Todo esto viene al caso de algunos apriorismos que quiero plantear antes de entrar de lleno en el asunto de los fosfenos. En primer lugar porque este es el título que ha elegido Enrique Villagrasa para titular su último libro –editado con sumo gusto por Huerga & Fierro, una editorial dirigida por dos diletantes de la edición independiente española-.

Un nuevo libro de Enrique Villagrasa es siempre un acontecimiento. Sus libros son un auténtico salvoconducto al interior de autor, a sus lugares sagrados –Burbáguena de sus amores, idealizada, eso sí, con un Jiloca que bien parece la Arcadia misma-, y a sus pasiones permitidas y prohibidas o secretas, aunque estas se presentan de forma tan elegante y sutil que aparecen también como si fueran del primer tipo.

Continúo. Fosfenos no es solo un libro, es algo así como la suma de todos los libros que ha leído Enrique Villagrasa, y eso es, una auténtica barbaridad, una gran biblioteca que se alimenta día a día. Villagrasa lee, lee, lee y lee. Si alguien tiene dudas sobre lo que estará haciendo Enrique este o ese día todo puede resolverse con lo siguiente: leer.

Llegan a sus manos novedades sin cesar, trata a todos los libros con un respeto absoluto y aprehende de cada uno de ellos lo que merece la pena de los mismos. Todo eso forma parte también de su poética, de ese imaginario que va trazando libro a libro, los propios y los de los demás.

Enrique Villagrasa es, acaso, el crítico más importante que ha dado nuestra provincia.
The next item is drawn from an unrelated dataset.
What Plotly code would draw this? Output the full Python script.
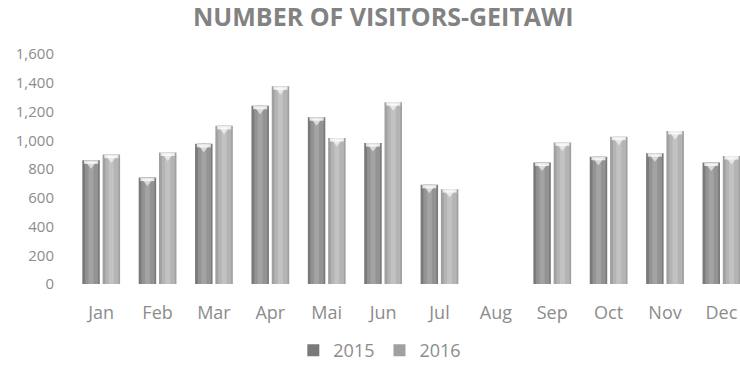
import plotly.graph_objects as go

months = ["Jan", "Feb", "Mar", "Apr", "Mai", "Jun", "Jul", "Aug", "Sep", "Oct", "Nov", "Dec"]
visitors_2015 = [860, 740, 975, 1240, 1160, 980, 690, None, 845, 885, 910, 845]
visitors_2016 = [900, 915, 1100, 1375, 1015, 1265, 660, None, 985, 1025, 1065, 890]
y_ticks = [0, 200, 400, 600, 800, 1000, 1200, 1400, 1600]

FONT = "Open Sans"
TEXT = "#8c8c8c"
Y_MAX = 1600
PLOT_H = 231  # plot height in px, used to turn a pixel inset into data units
UNIT_PER_PX = Y_MAX / PLOT_H

# Each series is drawn as a few layers in place to give a rounded, shaded column look.
series = [
    ("2015", visitors_2015, -0.335, ["#7a7a7a", "#939393", "#a3a3a3"]),
    ("2016", visitors_2016, 0.025, ["#a0a0a0", "#b4b4b4", "#c2c2c2"]),
]
BAR_W = 0.31
CAP_PX = 3.5
x_idx = list(range(len(months)))

fig = go.Figure()
for name, vals, off, shades in series:
    layers = [(0.0, BAR_W, shades[0]), (0.05, BAR_W - 0.08, shades[1]), (0.11, 0.09, shades[2])]
    for i, (inset, w, col) in enumerate(layers):
        fig.add_trace(go.Bar(
            x=x_idx, y=vals, name=name,
            offset=off + inset, width=w,
            marker=dict(color=col, line=dict(width=0)),
            showlegend=(i == 0), legendgroup=name, hoverinfo="skip",
        ))
    # pale band across the top of each column
    cap_h = CAP_PX * UNIT_PER_PX
    fig.add_trace(go.Bar(
        x=x_idx, y=[None if v is None else cap_h for v in vals],
        base=[None if v is None else v - cap_h for v in vals],
        offset=off + 0.03, width=BAR_W - 0.06,
        marker=dict(color="rgba(255,255,255,0.75)", line=dict(width=0)),
        showlegend=False, hoverinfo="skip",
    ))
    # rounded highlight dipping below the band
    fig.add_trace(go.Scatter(
        x=[i + off + BAR_W / 2 for i in x_idx],
        y=[None if v is None else v - 4 * UNIT_PER_PX for v in vals],
        mode="markers", showlegend=False, hoverinfo="skip",
        marker=dict(symbol="triangle-down", size=9, color="rgba(255,255,255,0.6)",
                    line=dict(width=0)),
    ))

fig.update_layout(
    width=740, height=369,
    margin=dict(l=73, r=0, t=54, b=84),
    paper_bgcolor="white", plot_bgcolor="white",
    barmode="overlay",
    title=dict(text="<b>NUMBER OF VISITORS-GEITAWI</b>", x=0.518, xanchor="center",
               y=0.953, yanchor="middle", font=dict(family=FONT, size=25, color="#828282")),
    font=dict(family=FONT, color=TEXT),
    xaxis=dict(range=[-0.5, 11.33], tickmode="array", tickvals=x_idx,
               ticktext=months, showgrid=False, zeroline=False, showline=False,
               ticks="", ticklabelstandoff=16, tickfont=dict(size=18, color=TEXT)),
    yaxis=dict(range=[0, Y_MAX], tickvals=y_ticks, tickformat=",", showgrid=False,
               zeroline=False, showline=False, ticks="", ticklabelstandoff=18,
               tickfont=dict(size=15, color=TEXT)),
    legend=dict(orientation="h", x=0.46, xanchor="center", y=-0.29, yanchor="middle",
                font=dict(size=18, color=TEXT), itemwidth=30, traceorder="normal"),
)

fig.write_html("out.html")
Es un lector generoso y voraz, también un poeta que ama su tierra y a la propia poesía por encima de casi todo, y es un buen amigo de sus amigos –fiel, constante y generoso-.

Pero, y aquí viene otro de los asuntos señalados, sabe bien que el oficio de la crítica bien vale de vez en cuando un buen enfado. El autor, por lo general, no lleva bien que alguien señale las debilidades de su trabajo. Nos hemos acostumbrado, de un tiempo a esta parte, a confundir crítica con loa. La crítica se ha transformado en muchos casos en una mera nota informativa o en un espacio en el que quien sea que la ejecute solo se dedica a decir que ese libro es “fundamental”, “necesario” o “el mejor de cuantos se han publicado en ese año”. Enrique Villagrasa ha vivido todo eso, y lleva a sus espaldas incluso alguna querella de alguien que no es lo suficientemente humilde para comprender que escribir un libro y ser aplaudido por algunos no te convierte en dios. Quien lo probó lo sabe.

Desde su Burbáguena natal también ha soñado –junto a Begoña Fidalgo y el resto de miembro de la Asociación Cultural Burbaca- con un encuentro anual que reúne a algunas de las voces más importantes del panorama provincial, autonómico y nacional.

Enrique Villagrasa sueña y sueña, y sueña. En cada uno de esos sueños se dan cita los recuerdos –idealizados, reitero- de una infancia vivida en el Jiloca, de un mundo que le aguarda de nuevo ahora que ha cerrado una brillante trayectoria laboral en Tarragona y su puerto.

Todos te aguardamos de nuevo por aquí. Y Fosfenos es un libro excelente. Sí, he dicho todo lo que he dicho sobre la literatura, la crítica y la amistad, pero la verdad late en estas palabras. Nadie se arrepentirá de entrar en estas páginas compuestas por tantos libros.